Les indignés l'ont rangé du côté des expériences qui changent le cours d'une vie, tandis que les commentateurs y ont vu une voix puissante dans la conversation nationale, mais l'homme ayant contribué à lancer la version canadienne d'Occupons, Kalle Lasn, affirme que les manifestants ont échoué à concrétiser la vision qu'il avait du mouvement.

Le cofondateur du magazine vancouvérois Adbusters, l'un des instigateurs du mouvement Occupons au pays, soutient que les manifestations dénonçant le déséquilibre fiscal et l'influence des élites commerciales ont été affaiblies par la mauvaise représentation qu'en ont fait les médias, en plus de l'absence de la passion ayant caractérisé certains rassemblements aux États-Unis.

Les indignés canadiens sont descendus dans les rues le 15 octobre, trois mois après que l'Adbusters Media Foundation eut publié une publicité provocatrice, exhortant ses lecteurs à imiter les militants d'Occupons Wall Street. Les manifestations avaient commencé un mois plus tôt à New York, où des militants s'étaient mis à occuper le parc Zuccotti à Manhattan.

Tandis que des protestataires ont répété le scénario au pays, d'Halifax à Vancouver, piquant leurs tentes dans des espaces publics et discutant des façons de renverser le statu quo, M. Lasn a souligné que la démarche canadienne était dépourvue du cran dont faisait preuve les indignés américains.

«Je dois admettre qu'il y a quelque chose de spécial au Canada.

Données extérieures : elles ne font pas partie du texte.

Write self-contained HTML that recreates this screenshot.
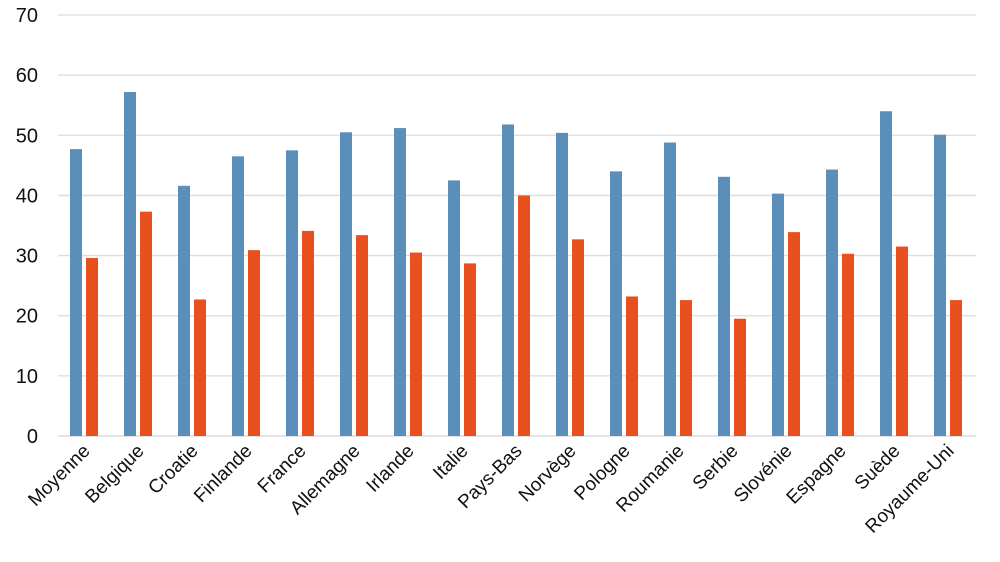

Mais d'un autre côté, j'ai trouvé qu'il y avait plus de vigueur et de cran dans les occupations se déroulant aux États-Unis», a-t-il lancé en entrevue téléphonique avec La Presse Canadienne.

Les impressions de M. Lasn d'une certaine lassitude ont émergé de ses visites au campement Occupons de Vancouver, qui a été démantelé par les autorités municipales cette semaine, à l'instar des autres campements de Montréal, Québec, Toronto et Edmonton.

La jeunesse engagée et politisée du Canada que M. Lasn, originaire de l'Estonie, qualifie de «nouvelle gauche», a été entachée par une présence plus marquée de certains individus radicaux ayant contribué à donner une mauvaise réputation au mouvement gauchiste dans le passé, selon lui.

«J'ai eu l'impression qu'il y avait un peu de trop de gauchistes cinglés. Je pense que nous aurions eu besoin de plus de jeunes de la nouvelle mouvance de gauche, plus audacieuse, à l'image de ce qui se passait au parc Zuccotti (l'espace public occupé par les manifestants près de Wall Street). Je n'ai rien vu de tel à Vancouver», a-t-il déploré.

M. Lasn juge que les défauts du mouvement canadien d'Occupons sont largement imputables à la couverture faite par les médias, les accusant d'avoir dépeint les protestataires comme des rebelles sans foi ni loi et leur campement, comme des repères d'inégalité.

En misant sur les incidents liés à des consommations de drogue et de crime, qui ont été rapportés quotidiennement, les médias canadiens ont échoué à transmettre le véritable message du mouvement Occupons, a défendu M. Lasn.